SEC Agenda
By: Cydney Posner
The SEC regularly publishes, for public comment, its agenda for the upcoming period. The current agenda, indicates a lot of activity that may be of interest. Keep in mind, however, that the new SEC Chair may have different priorities and so the timetable may change. Among the items on the agenda:
- Security Holder Director Nominations. Proposed amendments to the proxy rules regarding the inclusion in company proxy materials of shareholder nominations for director. Final action proposed for September 2005. Considered an important project to Chairman Donaldson, it is unclear whether this controversial proposal will survive the change in administration.
- Ownership Reports and Trading by Officers, Directors and Principal Security Holders. Proposed amendments to Rules 16b-3 and 16b-7, which would exempt certain transactions from the private right of action to recover short-swing profit provided by section 16(b) of the Exchange Act. The amendments clarify the exemptive scope of these rules, consistent with statements in previous SEC releases. The SEC also proposed amendments to Item 405 of Regs S-K and S-B to harmonize with the 2-business day Form 4 due date and mandated electronic filing and website posting of section 16 reports. Final action was anticipated in May 2005.
- Securities Offering Reform. Proposed modifications to the Securities Act restrictions on communications by issuers and underwriters around the time of an offering. The proposals also include procedural changes in registration forms and their use to further capital formation. Finally, the proposals address the requirements for delivery of final prospectuses. Final action was anticipated in July 2005 originally, but is now rumored to be on the agenda for the end of June, prior to the departure of Chairman Donaldson.
- Disclosure in Management's Discussion and Analysis Regarding the Application of Critical Accounting Policies. Proposed rule provisions to require a company to discuss the application of its critical accounting policies. The proposals would encompass both critical accounting estimates, including sensitivity analyses, and the initial adoption by a company of an accounting policy with a material impact on its financial presentation. The new disclosure would be included in the MD&A section of a company's annual reports, registration statements and proxy and information statements and would be updated quarterly. Final action anticipated for December 2005. Is this just a holdover or are they really resurrecting this proposal?
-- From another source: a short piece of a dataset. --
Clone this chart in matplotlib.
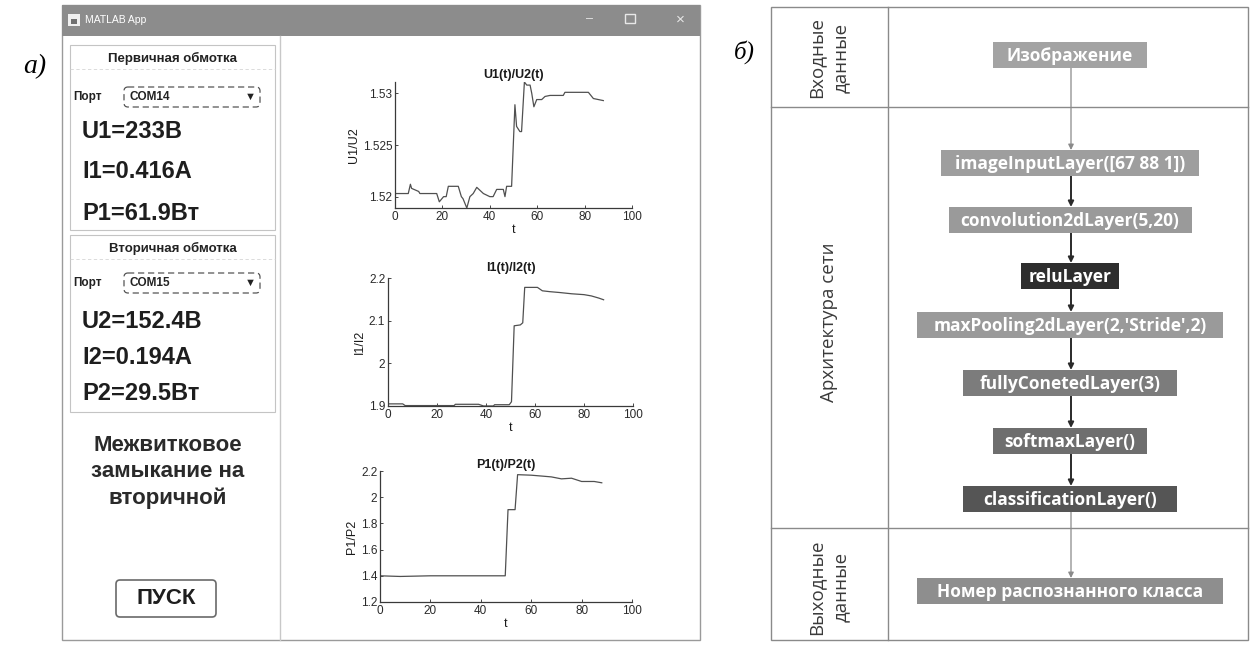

- Streamlining Rule 144. Revisions proposed in 1997 to Rule 144, Rule 145 and Form 144 to make the rules and form easier to understand and apply. Corp Fin may recommend that the SEC repropose amendments that would, among other things, add a bright line test to the Rule 144 definition of affiliate, increase the Form 144 filing thresholds and codify certain interpretive positions. New proposal anticipated in April 2006.
- Revision to Accelerated Filer Definition. Possible rules that would revise the definition of an "accelerated filer" in Rule 12b-2 so that an accelerated filer that no longer is subject to Exchange Act reporting with respect to any class of common equity securities, but remains subject to Exchange Act reporting with respect to one or more other classes of securities, would no longer be subject to the definition or the accelerated filing requirements. Proposal was expected in May 2005
- Definition of Securities "Held of Record." Possible revisions to the definition of securities "held of record" under the Exchange Act to include the beneficial owners of securities registered in the name of a broker, dealer, bank or similar nominee. Rule-making proposal expected September 2005. Is this just a codification of the interps?
- Termination of Reporting Obligations by Foreign Private Issuers Under the Exchange Act. Possible revisions relating to the circumstances under which foreign private issuers would be permitted to terminate their registration under section 12(g) of the Exchange Act and any reporting obligation under section 15(d) of that Act. Rule-making expected November 2005.
- Lock-Up Agreements. Possible new rule under the Securities Act to clarify how to register securities that acquiring companies issue to certain target security holders who enter into lock-up agreements in connection with acquisition transactions. Corp Fin may also recommend corresponding exemptions from certain Exchange Act rules to permit the execution of lock-up agreements without violation of the applicable rules. Proposal expected April 2006.
- Equal Treatment of Security Holders Pursuant to Rule 14d-10 and Rule 13e-4(f) Under the Exchange Act. Possible and long-promised amendments to the "best-price" rules contained in tender offer Rule 14d-10 and Rule 13e-4(f) under the Exchange Act to address issues raised by recent court decisions regarding the type of consideration to which these rules apply. Proposal was anticipated for June 2005.
- Proxy Disclosure Regarding Executive Compensation and Related Party-Transactions. Possible amendments that would enhance disclosure regarding executive compensation, the independence of a registrant's board of directors, related-party transactions between executive officers and directors and related-party transactions with an issuer. Much discussion surrounding these possible proposals make this a hot topic. Proposal expected September 2005.